[BRIEF]: The line containing "(dummy) at (194,408)" marks the end: extract everything from the first line of the data through that line, exactly, with no pictures.

[DATA EXTRACT]:
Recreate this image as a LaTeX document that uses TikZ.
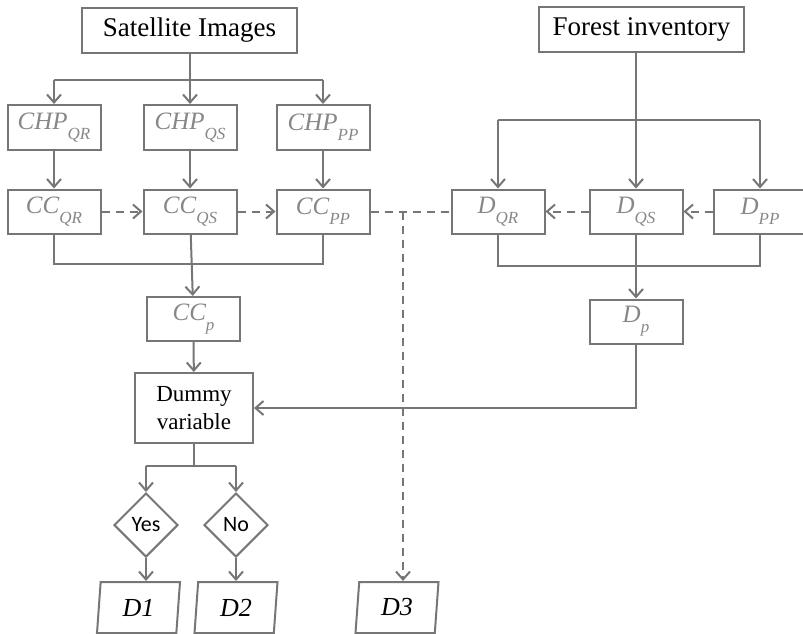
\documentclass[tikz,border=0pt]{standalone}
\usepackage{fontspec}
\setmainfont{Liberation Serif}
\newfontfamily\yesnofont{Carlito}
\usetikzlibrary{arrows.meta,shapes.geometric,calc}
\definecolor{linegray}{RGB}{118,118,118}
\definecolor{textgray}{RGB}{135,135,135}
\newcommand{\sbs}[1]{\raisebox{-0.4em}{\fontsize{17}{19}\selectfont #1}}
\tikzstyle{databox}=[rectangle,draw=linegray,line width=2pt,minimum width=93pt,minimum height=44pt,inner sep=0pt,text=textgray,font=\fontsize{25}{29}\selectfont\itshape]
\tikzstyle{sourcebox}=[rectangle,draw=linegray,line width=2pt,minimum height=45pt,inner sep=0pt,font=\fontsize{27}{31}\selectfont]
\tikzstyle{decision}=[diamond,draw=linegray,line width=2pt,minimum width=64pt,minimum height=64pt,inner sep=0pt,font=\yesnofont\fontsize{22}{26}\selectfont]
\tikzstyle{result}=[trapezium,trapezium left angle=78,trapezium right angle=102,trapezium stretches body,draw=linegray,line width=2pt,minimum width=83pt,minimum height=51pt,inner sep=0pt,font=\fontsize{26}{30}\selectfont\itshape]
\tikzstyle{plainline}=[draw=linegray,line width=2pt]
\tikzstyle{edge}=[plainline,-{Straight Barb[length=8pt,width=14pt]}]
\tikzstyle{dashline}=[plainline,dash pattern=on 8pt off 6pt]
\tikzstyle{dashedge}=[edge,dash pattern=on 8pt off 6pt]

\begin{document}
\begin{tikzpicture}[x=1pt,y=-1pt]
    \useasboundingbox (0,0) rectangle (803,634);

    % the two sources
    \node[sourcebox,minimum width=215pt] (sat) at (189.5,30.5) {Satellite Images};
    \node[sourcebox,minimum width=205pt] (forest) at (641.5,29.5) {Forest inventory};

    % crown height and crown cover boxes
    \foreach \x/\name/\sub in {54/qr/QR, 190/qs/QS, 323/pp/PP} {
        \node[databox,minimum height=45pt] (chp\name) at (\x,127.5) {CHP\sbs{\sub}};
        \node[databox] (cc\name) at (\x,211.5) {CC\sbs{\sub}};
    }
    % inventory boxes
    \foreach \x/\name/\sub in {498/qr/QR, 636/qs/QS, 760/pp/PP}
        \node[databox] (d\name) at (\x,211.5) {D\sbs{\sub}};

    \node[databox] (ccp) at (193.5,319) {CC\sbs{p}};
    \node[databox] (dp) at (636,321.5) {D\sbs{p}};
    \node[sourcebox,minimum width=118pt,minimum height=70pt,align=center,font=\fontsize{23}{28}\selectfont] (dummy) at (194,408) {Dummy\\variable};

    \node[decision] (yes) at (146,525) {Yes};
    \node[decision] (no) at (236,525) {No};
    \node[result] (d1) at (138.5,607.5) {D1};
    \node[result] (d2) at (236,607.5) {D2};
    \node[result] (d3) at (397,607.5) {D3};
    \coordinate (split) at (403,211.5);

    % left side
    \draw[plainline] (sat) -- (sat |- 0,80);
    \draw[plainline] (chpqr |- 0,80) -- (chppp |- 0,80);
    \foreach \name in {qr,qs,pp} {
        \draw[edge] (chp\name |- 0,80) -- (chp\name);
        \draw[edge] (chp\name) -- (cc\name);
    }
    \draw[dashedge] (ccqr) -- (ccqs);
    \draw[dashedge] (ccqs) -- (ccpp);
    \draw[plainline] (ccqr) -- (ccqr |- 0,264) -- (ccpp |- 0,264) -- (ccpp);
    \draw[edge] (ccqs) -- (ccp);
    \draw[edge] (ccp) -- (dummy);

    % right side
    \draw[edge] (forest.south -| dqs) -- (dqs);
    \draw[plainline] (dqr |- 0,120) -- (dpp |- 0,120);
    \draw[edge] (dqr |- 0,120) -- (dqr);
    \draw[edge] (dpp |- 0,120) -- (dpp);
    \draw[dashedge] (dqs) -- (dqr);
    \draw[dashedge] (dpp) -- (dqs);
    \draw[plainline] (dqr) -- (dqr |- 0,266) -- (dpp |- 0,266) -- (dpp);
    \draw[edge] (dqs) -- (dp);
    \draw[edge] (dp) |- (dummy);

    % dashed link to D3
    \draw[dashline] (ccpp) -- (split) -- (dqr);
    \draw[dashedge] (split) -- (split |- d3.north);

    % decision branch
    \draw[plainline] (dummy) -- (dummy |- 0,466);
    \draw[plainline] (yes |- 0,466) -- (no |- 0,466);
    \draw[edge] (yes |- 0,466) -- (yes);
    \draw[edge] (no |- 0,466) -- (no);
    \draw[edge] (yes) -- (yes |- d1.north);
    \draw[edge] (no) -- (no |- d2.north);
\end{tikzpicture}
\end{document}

[ANSWER FOR THE TASK]:
Recreate this image as a LaTeX document that uses TikZ.
\documentclass[tikz,border=0pt]{standalone}
\usepackage{fontspec}
\setmainfont{Liberation Serif}
\newfontfamily\yesnofont{Carlito}
\usetikzlibrary{arrows.meta,shapes.geometric,calc}
\definecolor{linegray}{RGB}{118,118,118}
\definecolor{textgray}{RGB}{135,135,135}
\newcommand{\sbs}[1]{\raisebox{-0.4em}{\fontsize{17}{19}\selectfont #1}}
\tikzstyle{databox}=[rectangle,draw=linegray,line width=2pt,minimum width=93pt,minimum height=44pt,inner sep=0pt,text=textgray,font=\fontsize{25}{29}\selectfont\itshape]
\tikzstyle{sourcebox}=[rectangle,draw=linegray,line width=2pt,minimum height=45pt,inner sep=0pt,font=\fontsize{27}{31}\selectfont]
\tikzstyle{decision}=[diamond,draw=linegray,line width=2pt,minimum width=64pt,minimum height=64pt,inner sep=0pt,font=\yesnofont\fontsize{22}{26}\selectfont]
\tikzstyle{result}=[trapezium,trapezium left angle=78,trapezium right angle=102,trapezium stretches body,draw=linegray,line width=2pt,minimum width=83pt,minimum height=51pt,inner sep=0pt,font=\fontsize{26}{30}\selectfont\itshape]
\tikzstyle{plainline}=[draw=linegray,line width=2pt]
\tikzstyle{edge}=[plainline,-{Straight Barb[length=8pt,width=14pt]}]
\tikzstyle{dashline}=[plainline,dash pattern=on 8pt off 6pt]
\tikzstyle{dashedge}=[edge,dash pattern=on 8pt off 6pt]

\begin{document}
\begin{tikzpicture}[x=1pt,y=-1pt]
    \useasboundingbox (0,0) rectangle (803,634);

    % the two sources
    \node[sourcebox,minimum width=215pt] (sat) at (189.5,30.5) {Satellite Images};
    \node[sourcebox,minimum width=205pt] (forest) at (641.5,29.5) {Forest inventory};

    % crown height and crown cover boxes
    \foreach \x/\name/\sub in {54/qr/QR, 190/qs/QS, 323/pp/PP} {
        \node[databox,minimum height=45pt] (chp\name) at (\x,127.5) {CHP\sbs{\sub}};
        \node[databox] (cc\name) at (\x,211.5) {CC\sbs{\sub}};
    }
    % inventory boxes
    \foreach \x/\name/\sub in {498/qr/QR, 636/qs/QS, 760/pp/PP}
        \node[databox] (d\name) at (\x,211.5) {D\sbs{\sub}};

    \node[databox] (ccp) at (193.5,319) {CC\sbs{p}};
    \node[databox] (dp) at (636,321.5) {D\sbs{p}};
    \node[sourcebox,minimum width=118pt,minimum height=70pt,align=center,font=\fontsize{23}{28}\selectfont] (dummy) at (194,408) {Dummy\\variable};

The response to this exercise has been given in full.